By Heather Corcoran
The Metropolitan is quietly changing its reputation as the stodgy grandfather of the New York art scene with a series of contemporary art exhibitions.
Scattered throughout two tucked-away mezzanine galleries and one hallway, two current exhibits are tackling new media: art that involves technology like video and the Web. Curated by the Department of Photographs, “Closed Circuit: Video and New Media at the Metropolitan” and “Series and Sequence: Modern Photographs from the Collection,” include eight works – 80 percent of the department’s collection of new media. Only one has ever been exhibited before.
“What we’ve tried to do is maybe move at a little bit slower pace, but also stretch the boundaries; with one foot back on the shores of tradition,” said Douglas Eklund, an assistant curator of photography. Though film and video became a force in the art world in the 1960s, they weren’t represented in the museum’s collection until 2001, with the purchase of Ann Hamilton’s video “abc.”
When curators from the museum saw the work at an art fair, it was like “a light bulb went on over our heads,” Eklund said. Falling in love with the video, they started thinking about collecting moving images, something that had never been done at the museum.

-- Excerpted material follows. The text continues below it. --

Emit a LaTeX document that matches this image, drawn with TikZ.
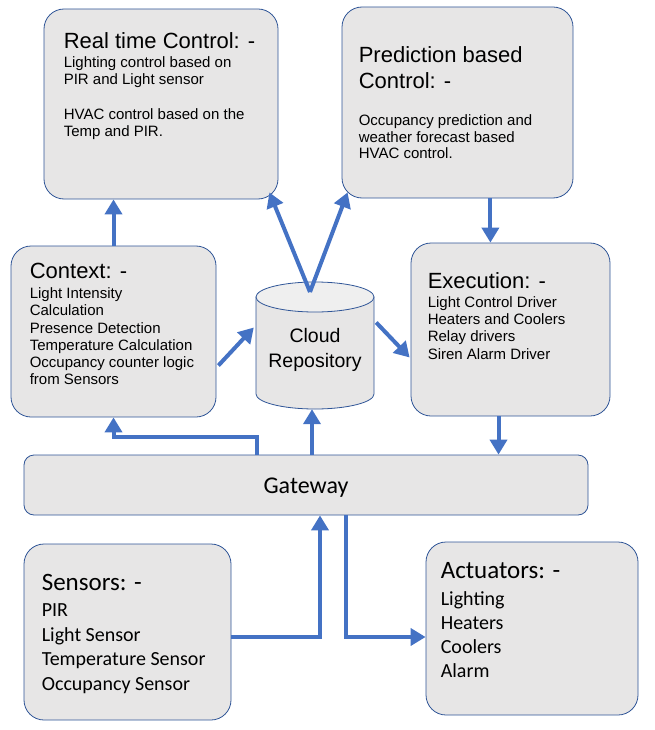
\documentclass[tikz,border=0pt]{standalone}
\usepackage{fontspec}
\setmainfont{Liberation Sans}
\newfontfamily\calibri{Carlito}
\usetikzlibrary{arrows.meta}
\definecolor{boxgray}{HTML}{E7E6E6}
\definecolor{boxline}{HTML}{2F5597}
\definecolor{flowblue}{HTML}{4472C4}
\definecolor{topgray}{HTML}{EFEFEF}
\tikzset{
  box/.style={draw=boxline, fill=boxgray, line width=0.8pt, rounded corners=20pt, inner sep=0pt},
  flow/.style={draw=flowblue, line width=4pt, -{Triangle[length=15pt,width=17pt]}},
  title/.style={anchor=base west, inner sep=0pt, font=\fontsize{22}{26}\selectfont},
  body/.style={anchor=base west, inner sep=0pt, font=\fontsize{15}{17}\selectfont},
  ctitle/.style={anchor=base west, inner sep=0pt, font=\calibri\fontsize{25}{30}\selectfont},
  cbody/.style={anchor=base west, inner sep=0pt, font=\calibri\fontsize{20}{24}\selectfont},
}
\begin{document}
\begin{tikzpicture}[x=1pt, y=-1pt]
\useasboundingbox (0,0) rectangle (655,730);

% boxes
\node[box, minimum width=234pt, minimum height=190pt] (rtc) at (161,104) {};
\node[box, minimum width=231pt, minimum height=191pt] (pbc) at (457.5,102.5) {};
\node[box, minimum width=205pt, minimum height=171pt] (ctx) at (113.5,331.5) {};
\node[box, minimum width=199pt, minimum height=173pt] (exe) at (510.5,329.5) {};
\node[box, rounded corners=10pt, minimum width=564pt, minimum height=60pt] (gw) at (306,485) {};
\node[box, minimum width=207pt, minimum height=176pt] (sen) at (127.5,632) {};
\node[box, minimum width=212pt, minimum height=173pt] (act) at (532,628.5) {};

% cloud repository (cylinder)
\path[draw=boxline, fill=boxgray, line width=0.8pt] (256,297) -- (256,394)
  arc[start angle=180, end angle=360, x radius=59pt, y radius=15pt] -- (374,297) -- cycle;
\draw[boxline, fill=topgray, line width=0.8pt] (315,297) ellipse [x radius=59pt, y radius=15pt];
\node[minimum width=118pt, minimum height=127pt, inner sep=0pt] (cloud) at (315,345.5) {};
\coordinate (ctop) at (310,292);
\node[anchor=base, inner sep=0pt, font=\fontsize{19.5}{24}\selectfont] (cloud-a) at ([shift={(0,-3.5)}]cloud.center) {Cloud};
\node[anchor=base, inner sep=0pt, font=\fontsize{19.5}{24}\selectfont] (cloud-b) at ([shift={(0,21.5)}]cloud.center) {Repository};

% texts
\node[title] (rtc-t) at ([shift={(20,40)}]rtc.north west) {Real time Control: -};
\foreach \dy/\t [count=\i] in {59/Lighting control based on, 76/PIR and Light sensor,
    111/HVAC control based on the, 128/Temp and PIR.}
  \node[body] (rtc-\i) at ([shift={(20,\dy)}]rtc.north west) {\t};

\node[title] (pbc-t1) at ([shift={(17,56)}]pbc.north west) {Prediction based};
\node[title] (pbc-t2) at ([shift={(17,82)}]pbc.north west) {Control: -};
\foreach \dy/\t [count=\i] in {119/Occupancy prediction and, 136/weather forecast based,
    152/HVAC control.}
  \node[body] (pbc-\i) at ([shift={(17,\dy)}]pbc.north west) {\t};

\node[title] (ctx-t) at ([shift={(19,33)}]ctx.north west) {Context: -};
\foreach \dy/\t [count=\i] in {53/Light Intensity, 70/Calculation, 88/Presence Detection,
    105/Temperature Calculation, 122/Occupancy counter logic, 139/from Sensors}
  \node[body] (ctx-\i) at ([shift={(19,\dy)}]ctx.north west) {\t};

\node[title] (exe-t) at ([shift={(17,46)}]exe.north west) {Execution: -};
\foreach \dy/\t [count=\i] in {65/Light Control Driver, 82/Heaters and Coolers,
    99/Relay drivers, 117/Siren Alarm Driver}
  \node[body] (exe-\i) at ([shift={(17,\dy)}]exe.north west) {\t};

\node[anchor=base, inner sep=0pt, font=\calibri\fontsize{24}{28}\selectfont] (gw-t) at ([shift={(0,8)}]gw.center) {Gateway};

\node[ctitle] (sen-t) at ([shift={(18,47)}]sen.north west) {Sensors: -};
\foreach \dy/\t [count=\i] in {73/PIR, 98/Light Sensor, 122/Temperature Sensor, 147/Occupancy Sensor}
  \node[cbody] (sen-\i) at ([shift={(18,\dy)}]sen.north west) {\t};

\node[ctitle] (act-t) at ([shift={(15,37)}]act.north west) {Actuators: -};
\foreach \dy/\t [count=\i] in {64/Lighting, 88/Heaters, 112/Coolers, 136/Alarm}
  \node[cbody] (act-\i) at ([shift={(15,\dy)}]act.north west) {\t};

% connectors
\draw[flow] (ctx.north) -- (ctx.north |- rtc.south);
\draw[flow] (ctop) -- ([shift={(-9,-7)}]rtc.south east);
\draw[flow] (ctop) -- ([shift={(6,-6)}]pbc.south west);
\draw[flow] ([shift={(-83,0)}]pbc.south east) -- ([shift={(-83,0)}]pbc.south east |- exe.north);
\draw[flow] ([shift={(2,34)}]ctx.east) -- ([shift={(-2,-18)}]cloud.west);
\draw[flow] ([shift={(2,-23)}]cloud.east) -- ([shift={(-1,28)}]exe.west);
\draw[flow] ([shift={(-49,0)}]gw.north) -- ++(0,-18) -| (ctx.south);
\draw[flow] ([shift={(-3,0)}]cloud.south |- gw.north) -- ([shift={(-3,0)}]cloud.south);
\draw[flow] ([shift={(-12,0)}]exe.south) -- ([shift={(-12,0)}]exe.south |- gw.north);
\draw[flow] ([shift={(0,5)}]sen.east) -| ([shift={(14,0)}]gw.south);
\draw[flow] ([shift={(40,0)}]gw.south) |- ([shift={(0,8.5)}]act.west);
\end{tikzpicture}
\end{document}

The show takes up two galleries in the mezzanine of the modern art wing, with new media work ranging from 19 seconds to 24 hours in length; from Jim Campbell’s flickering LED display that looks like a moving Lite Brite, to Omer Fast’s dual-projection video “Spielberg’s List,” which matches interviews with historians and Holocaust survivors with footage of tourists sites inspired by Steven Spielberg’s film, “Schindler’s List.”
Hamilton’s “abc” opens the “Closed Circuit” show, which was organized by Eklund. The 15-inch screen is implanted into the wall, and on it, a finger slowly traces an inky, sepia-toned alphabet. It’s silent and slow, closer to a daguerreotype than a high-budget film à la Matthew Barney. For the Department of Photographs, this link to photographic aesthetic is what sparked their interest in collecting work that shows the evolution of the photograph into the video.
For Eklund and the rest of the department, expanding a new collection in today’s hot market presents some challenges. “What’s really fun for me is to work on acquiring all these things for the Met, really acquiring the highest level of the most contemporary things, and trying to get the things while you still can,” he said. That means sticking to work with a photographic edge.
Many of the works in the show are actually composites of still images, like the show’s namesake, Lutz Bacher’s “Closed Circuit.” The 40-minute silent video is a series of film stills from a camera mounted above the desk of gallerist and Andy Warhol superstar Pat Hearn. The result is a staccato dance, as Hearn and her guests hop around on a grainy video tape.
In the downstairs hallway, the companion exhibition, “Series and Sequence,” lays out the prehistory of video. Starting in the 1960s, the photographs show off a time when counterculture artists were challenging the notion that an idea should be captured in a single image, said Eklund. In a series by performance artist Vito Acconci, a string of photographs depict a stunned crowd. They had come to see Acconci perform, not realizing that as he walked across a stage and snapped their pictures, they were actually the performance.
For the department, the overlooked hallway has been a place to pack a few surprises, like the photographs of active German photographer Thomas Struth. “That was one of the first shocker moments, when people just said, ‘At the Met? I can’t believe they’re doing that’,” said Eklund. And he thinks that for many, a show of video in a museum known more for its ancient Greek vases and medieval sculpture will shock even more.
Later this year, the museum continues its turn towards the contemporary, this time through the modern art department. Six new works by living Leipzig painter Neo Rauch will be the third installation of a series relating the work of living artists to historical works in the collection. The Met may not have the avant-garde cache of some trendy Williamsburg gallery, but it’s asserting itself as a power player in the world of contemporary art.